Managing director of investment Marcus Grubb, says: “These extremely challenging times mean it’s impossible to quantify the risks for UK investors. They are facing an unprecedented combination of threats to their assets including extreme and unexpected market shocks that can trigger widespread value destruction.” (Finn: well printing money does destroy the values of currencies after all doesn’t it? Folks, this whole thing is a CYA move so when the currency tanks they can say, “well we tried to prepare people for this….)

“As UK investors reduce allocations to traditional investments such as equities and bonds and increasingly dash to cash, they face a double whammy, with the potential for stagnation of capital due to the lack of returns from cash and the increased possibility of inflation as a result of ongoing monetary stimulation.”

“In this context, an urgent reappraisal of how to protect and create wealth is required and our latest (lol) research reinforces gold’s credentials as a core portfolio asset which reduces losses and preserves wealth.” (Finn: You don’t create AND preserve wealth when speaking of gold.

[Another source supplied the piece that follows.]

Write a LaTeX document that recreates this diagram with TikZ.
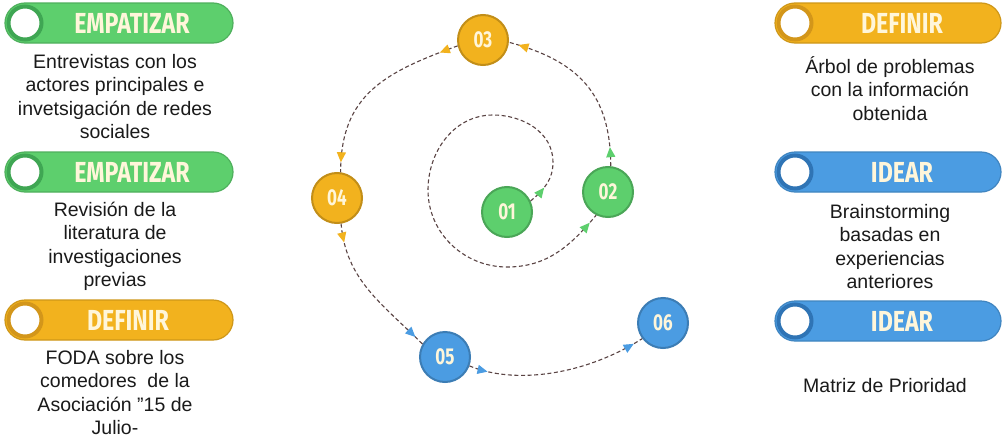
\documentclass[tikz,border=0pt]{standalone}
\usepackage{graphicx}
\usepackage{fontspec}
\setmainfont{Liberation Sans}
\newfontfamily\labelfont{Fira Sans}
\usetikzlibrary{arrows.meta,decorations.markings}

\definecolor{grn}{HTML}{5DCF6D}
\definecolor{grnd}{HTML}{3FA653}
\definecolor{org}{HTML}{F2B21E}
\definecolor{orgd}{HTML}{D3961A}
\definecolor{blu}{HTML}{4B9CE2}
\definecolor{blud}{HTML}{2F74B5}
\definecolor{cream}{HTML}{FFF6DA}
\definecolor{dashc}{HTML}{5A4444}
\definecolor{ink}{HTML}{1A1A1A}

\newcommand\cond[1]{\scalebox{0.8}[1]{#1}}
\newcommand\numtxt[1]{\scalebox{0.74}[1]{#1}}

\tikzset{
  x=1pt, y=1pt,
  pill/.style={rounded corners=20pt, fill=#1, draw=#1!85!black, line width=1.2pt,
    minimum height=40pt, inner sep=0pt},
  hole/.style={circle, fill=white, draw=#1, line width=4pt, minimum size=33pt, inner sep=0pt},
  tag/.style={text=cream, font=\labelfont\bfseries\fontsize{29}{29}\selectfont, inner sep=0pt},
  % a block is placed by the baseline of its last line
  desc/.style={align=center, font=\fontsize{19.5}{23.5}\selectfont, text=ink, anchor=base, inner sep=0pt},
  num/.style={circle, fill=#1, draw=#1!80!black, line width=2pt, minimum size=50pt, inner sep=0pt,
    text=cream, font=\labelfont\bfseries\fontsize{23}{23}\selectfont},
  link/.style 2 args={draw=dashc, line width=1.1pt, dash pattern=on 4pt off 2.6pt,
    postaction={decorate},
    decoration={markings,
      mark=at position 19pt with {\arrow{Triangle[length=10pt, width=9pt, color=#1]}},
      mark=at position -10pt with {\arrow{Triangle[length=10pt, width=9pt, color=#2]}}}}
}

\begin{document}
\begin{tikzpicture}
\fill[white] (0,0) rectangle (1004,-439);
\useasboundingbox (0,0) rectangle (1004,-439);

% ---- left column: stage banners with descriptions
\node[pill=grn, minimum width=228pt] (pl1) at (119,-23) {};
\node[hole=grnd] (hl1) at (25,-23) {};
\node[tag] (tl1) at (132,-23) {\cond{EMPATIZAR}};
\node[desc] (dl1) at (115,-138.5) {Entrevistas con los\\actores principales e\\invetsigación de redes\\sociales};

\node[pill=grn, minimum width=228pt] (pl2) at (119,-172) {};
\node[hole=grnd] (hl2) at (25,-172) {};
\node[tag] (tl2) at (132,-172) {\cond{EMPATIZAR}};
\node[desc] (dl2) at (115,-286.5) {Revisión de la\\literatura de\\investigaciones\\previas};

\node[pill=org, minimum width=228pt] (pl3) at (119,-320) {};
\node[hole=orgd] (hl3) at (25,-320) {};
\node[tag] (tl3) at (128,-320) {\cond{DEFINIR}};
\node[desc] (dl3) at (115,-434.5) {FODA sobre los\\comedores~ de la\\Asociación "15 de\\Julio-};

% ---- right column
\node[pill=org, minimum width=226pt] (pr1) at (888,-23) {};
\node[hole=orgd] (hr1) at (795,-23) {};
\node[tag] (tr1) at (902,-23) {\cond{DEFINIR}};
\node[desc] (dr1) at (890,-120) {Árbol de problemas\\con la información\\obtenida};

\node[pill=blu, minimum width=226pt] (pr2) at (888,-172) {};
\node[hole=blud] (hr2) at (795,-172) {};
\node[tag] (tr2) at (902,-172) {\cond{IDEAR}};
\node[desc] (dr2) at (890,-288.5) {Brainstorming\\basadas en\\experiencias\\anteriores};

\node[pill=blu, minimum width=226pt] (pr3) at (888,-321) {};
\node[hole=blud] (hr3) at (795,-321) {};
\node[tag] (tr3) at (902,-321) {\cond{IDEAR}};
\node[desc] (dr3) at (885,-392) {Matriz de Prioridad};

% ---- numbered steps
\node[num=grn] (n01) at (507,-212) {\numtxt{01}};
\node[num=grn] (n02) at (608,-192) {\numtxt{02}};
\node[num=org] (n03) at (483,-40)  {\numtxt{03}};
\node[num=org] (n04) at (337,-198) {\numtxt{04}};
\node[num=blu] (n05) at (445,-357) {\numtxt{05}};
\node[num=blu] (n06) at (663,-323) {\numtxt{06}};

% waypoints of the inner spiral
\coordinate (s1) at (553,-162);
\coordinate (s2) at (493,-115);
\coordinate (s3) at (428,-190);
\coordinate (s4) at (507,-267);

% ---- dashed connectors
\draw[link={grn}{grn}] (n01.25) to[out=40,in=-90] (s1) to[out=90,in=0] (s2)
  to[out=180,in=90] (s3) to[out=-90,in=180] (s4) to[out=0,in=-130] (n02.243);
\draw[link={grn}{org}] (n02.84) to[out=90,in=-15,looseness=1.15] (n03.-5);
\draw[link={org}{org}] (n03.193) to[out=200,in=90,looseness=1.15] (n04.82);
\draw[link={org}{blu}] (n04.-81) to[out=-85,in=135] (n05.150);
\draw[link={blu}{blu}] (n05.-20) .. controls (515,-385) and (585,-375) .. (n06.217);
\end{tikzpicture}
\end{document}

You create currency by printing it. You cannot preserve it because by its nature you destroy it as you create more of it. Gold’s wealth mechanism is discovered as you pull it out of the ground. It’s always been there. That’s why it’s wealth!!! Again, people are figuring this out and this is all CYA.)

The RDR regulation is another step in gold slowly going from the fringe – with a small minority of people having any allocation to gold – to the mainstream. (Finn: People, be the fringe before fringe becomes mainstream).

The developments in the UK are likely to be seen in other countries with similar financial regulations and will further help position gold as a primary asset – alongside equities, bonds and cash.


So what we have is a top town approach from the UK, the financial heart of the world, of reintroducing gold into the monetary system. If they don't do it they will lose power to the east and may even end up swinging from lamp posts (panic of 1873).

These things take time and it requires patience but once a small (5%) of the western nations populations figure it out you will see a massive super spike of silver and gold, a short sell off followed by recovery and then reduced volatility when people understand it’s staying power as the “New Way” to save. Silver and gold for saving. Currencies for spending. Think about it.